= Short problem =
Can you transcribe the data exactly? Leave the pictures out.

** Begin Data section **

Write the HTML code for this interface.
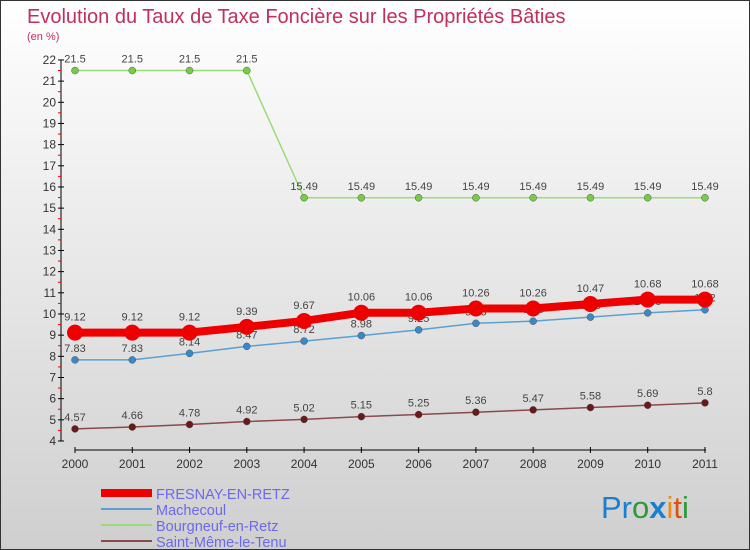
<!DOCTYPE html>
<html><head><meta charset="utf-8"><style>
html,body{margin:0;padding:0}
body{width:750px;height:550px;overflow:hidden;font-family:"Liberation Sans",sans-serif}
#wrap{position:relative;width:748px;height:548px;border:1px solid #333;background:linear-gradient(#ffffff,#cfcfcf)}
</style></head><body>
<div id="wrap">
<svg id="chart" width="748" height="548" style="position:absolute;left:0;top:0">
<text x="26" y="22" font-size="20" fill="#c0305a">Evolution du Taux de Taxe Foncière sur les Propriétés Bâties</text>
<text x="26" y="39" font-size="11" fill="#c0305a">(en %)</text>
<g id="axes"></g><g id="series"></g><g id="legend"></g>
<text x="600" y="517" font-size="31" font-family="Liberation Sans, sans-serif"><tspan fill="#1a7fd0">Pr</tspan><tspan fill="#2a9a3a">o</tspan><tspan fill="#1a7fd0" font-weight="bold">x</tspan><tspan fill="#f08a10">i</tspan><tspan fill="#e05010">t</tspan><tspan fill="#2a9a3a">i</tspan></text>
</svg>
</div>
<script>
const years=[2000,2001,2002,2003,2004,2005,2006,2007,2008,2009,2010,2011];
const fresnay=[9.12,9.12,9.12,9.39,9.67,10.06,10.06,10.26,10.26,10.47,10.68,10.68];
const machecoul=[7.83,7.83,8.14,8.47,8.72,8.98,9.25,9.56,9.66,9.85,10.05,10.2];
const bourgneuf=[21.5,21.5,21.5,21.5,15.49,15.49,15.49,15.49,15.49,15.49,15.49,15.49];
const saintMeme=[4.57,4.66,4.78,4.92,5.02,5.15,5.25,5.36,5.47,5.58,5.69,5.8];
const yTicks=[4,5,6,7,8,9,10,11,12,13,14,15,16,17,18,19,20,21,22];
const seriesNames=["FRESNAY-EN-RETZ","Machecoul","Bourgneuf-en-Retz","Saint-Même-le-Tenu"];
const NS="http://www.w3.org/2000/svg";
const X=i=>74+i*57.27, Y=v=>440-(v-4)*21.17;
function mk(tag,attrs,parent){const e=document.createElementNS(NS,tag);for(const k in attrs)e.setAttribute(k,attrs[k]);parent.appendChild(e);return e;}
const axes=document.getElementById('axes');
let e=mk('line',{x1:60,y1:Y(22),x2:60,y2:Y(4),stroke:'#000'},axes);


e=mk('line',{x1:X(0),y1:449,x2:X(11)+1,y2:449,stroke:'#000'},axes);


yTicks.forEach(v=>{
  mk('line',{x1:57,y1:Y(v),x2:63,y2:Y(v),stroke:'#000'},axes);
  if(v<22)mk('line',{x1:57,y1:Y(v+0.5),x2:60,y2:Y(v+0.5),stroke:'#e00'},axes);
  const t=mk('text',{x:55,y:Y(v)+4,'font-size':12,fill:'#333','text-anchor':'end'},axes);
  t.textContent=v;
  
  
});
years.forEach((yr,i)=>{
  mk('line',{x1:X(i),y1:446,x2:X(i),y2:452,stroke:'#000'},axes);
  const t=mk('text',{x:X(i),y:467,'font-size':12,fill:'#333','text-anchor':'middle'},axes);
  t.textContent=yr;
  
  
});
const ser=document.getElementById('series');
const cfg=[[bourgneuf,'#99dd77','#77cc44',1.5,3.5,'bourgneuf'],[saintMeme,'#8a4a4a','#6a1818',1.5,3.5,'saint-meme'],[machecoul,'#5aa0d0','#3a88c8',1.5,3.5,'machecoul'],[fresnay,'#ee0000','#ee0000',8,8,'fresnay']];
cfg.forEach(([d,lc,pc,w,r,n])=>{
  const g=mk('g',{},ser);
  
  
  const l=mk('polyline',{points:d.map((v,i)=>X(i)+','+Y(v)).join(' '),fill:'none',stroke:lc,'stroke-width':w},g);
  
  
  d.forEach((v,i)=>{
    const c=mk('circle',{cx:X(i),cy:Y(v),r:r,fill:pc,stroke:n==='fresnay'?'none':'#555','stroke-width':0.5},g);
    
    
    const t=mk('text',{x:X(i),y:Y(v)-(n==='fresnay'?12:8),'font-size':11,fill:'#444','text-anchor':'middle'},g);
    t.textContent=v;
    
    
  });
});
const lg=document.getElementById('legend');
const lcol=['#ee0000','#5aa0d0','#99dd77','#8a4a4a'],lw=[8,2,2,2];
seriesNames.forEach((nm,i)=>{
  const y=492+i*16;
  const g=mk('g',{},lg);
  
  
  mk('line',{x1:100,y1:y,x2:151,y2:y,stroke:lcol[i],'stroke-width':lw[i]},g);
  const t=mk('text',{x:155,y:y+6,'font-size':14.5,fill:'#6a6aee'},g);
  t.textContent=nm;
});
</script>
</body></html>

** End Data section **

= Response =
Write the HTML code for this interface.
<!DOCTYPE html>
<html><head><meta charset="utf-8"><style>
html,body{margin:0;padding:0}
body{width:750px;height:550px;overflow:hidden;font-family:"Liberation Sans",sans-serif}
#wrap{position:relative;width:748px;height:548px;border:1px solid #333;background:linear-gradient(#ffffff,#cfcfcf)}
</style></head><body>
<div id="wrap">
<svg id="chart" width="748" height="548" style="position:absolute;left:0;top:0">
<text x="26" y="22" font-size="20" fill="#c0305a">Evolution du Taux de Taxe Foncière sur les Propriétés Bâties</text>
<text x="26" y="39" font-size="11" fill="#c0305a">(en %)</text>
<g id="axes"></g><g id="series"></g><g id="legend"></g>
<text x="600" y="517" font-size="31" font-family="Liberation Sans, sans-serif"><tspan fill="#1a7fd0">Pr</tspan><tspan fill="#2a9a3a">o</tspan><tspan fill="#1a7fd0" font-weight="bold">x</tspan><tspan fill="#f08a10">i</tspan><tspan fill="#e05010">t</tspan><tspan fill="#2a9a3a">i</tspan></text>
</svg>
</div>
<script>
const years=[2000,2001,2002,2003,2004,2005,2006,2007,2008,2009,2010,2011];
const fresnay=[9.12,9.12,9.12,9.39,9.67,10.06,10.06,10.26,10.26,10.47,10.68,10.68];
const machecoul=[7.83,7.83,8.14,8.47,8.72,8.98,9.25,9.56,9.66,9.85,10.05,10.2];
const bourgneuf=[21.5,21.5,21.5,21.5,15.49,15.49,15.49,15.49,15.49,15.49,15.49,15.49];
const saintMeme=[4.57,4.66,4.78,4.92,5.02,5.15,5.25,5.36,5.47,5.58,5.69,5.8];
const yTicks=[4,5,6,7,8,9,10,11,12,13,14,15,16,17,18,19,20,21,22];
const seriesNames=["FRESNAY-EN-RETZ","Machecoul","Bourgneuf-en-Retz","Saint-Même-le-Tenu"];
const NS="http://www.w3.org/2000/svg";
const X=i=>74+i*57.27, Y=v=>440-(v-4)*21.17;
function mk(tag,attrs,parent){const e=document.createElementNS(NS,tag);for(const k in attrs)e.setAttribute(k,attrs[k]);parent.appendChild(e);return e;}
const axes=document.getElementById('axes');
let e=mk('line',{x1:60,y1:Y(22),x2:60,y2:Y(4),stroke:'#000'},axes);


e=mk('line',{x1:X(0),y1:449,x2:X(11)+1,y2:449,stroke:'#000'},axes);


yTicks.forEach(v=>{
  mk('line',{x1:57,y1:Y(v),x2:63,y2:Y(v),stroke:'#000'},axes);
  if(v<22)mk('line',{x1:57,y1:Y(v+0.5),x2:60,y2:Y(v+0.5),stroke:'#e00'},axes);
  const t=mk('text',{x:55,y:Y(v)+4,'font-size':12,fill:'#333','text-anchor':'end'},axes);
  t.textContent=v;
  
  
});
years.forEach((yr,i)=>{
  mk('line',{x1:X(i),y1:446,x2:X(i),y2:452,stroke:'#000'},axes);
  const t=mk('text',{x:X(i),y:467,'font-size':12,fill:'#333','text-anchor':'middle'},axes);
  t.textContent=yr;
  
  
});
const ser=document.getElementById('series');
const cfg=[[bourgneuf,'#99dd77','#77cc44',1.5,3.5,'bourgneuf'],[saintMeme,'#8a4a4a','#6a1818',1.5,3.5,'saint-meme'],[machecoul,'#5aa0d0','#3a88c8',1.5,3.5,'machecoul'],[fresnay,'#ee0000','#ee0000',8,8,'fresnay']];
cfg.forEach(([d,lc,pc,w,r,n])=>{
  const g=mk('g',{},ser);
  
  
  const l=mk('polyline',{points:d.map((v,i)=>X(i)+','+Y(v)).join(' '),fill:'none',stroke:lc,'stroke-width':w},g);
  
  
  d.forEach((v,i)=>{
    const c=mk('circle',{cx:X(i),cy:Y(v),r:r,fill:pc,stroke:n==='fresnay'?'none':'#555','stroke-width':0.5},g);
    
    
    const t=mk('text',{x:X(i),y:Y(v)-(n==='fresnay'?12:8),'font-size':11,fill:'#444','text-anchor':'middle'},g);
    t.textContent=v;
    
    
  });
});
const lg=document.getElementById('legend');
const lcol=['#ee0000','#5aa0d0','#99dd77','#8a4a4a'],lw=[8,2,2,2];
seriesNames.forEach((nm,i)=>{
  const y=492+i*16;
  const g=mk('g',{},lg);
  
  
  mk('line',{x1:100,y1:y,x2:151,y2:y,stroke:lcol[i],'stroke-width':lw[i]},g);
  const t=mk('text',{x:155,y:y+6,'font-size':14.5,fill:'#6a6aee'},g);
  t.textContent=nm;
});
</script>
</body></html>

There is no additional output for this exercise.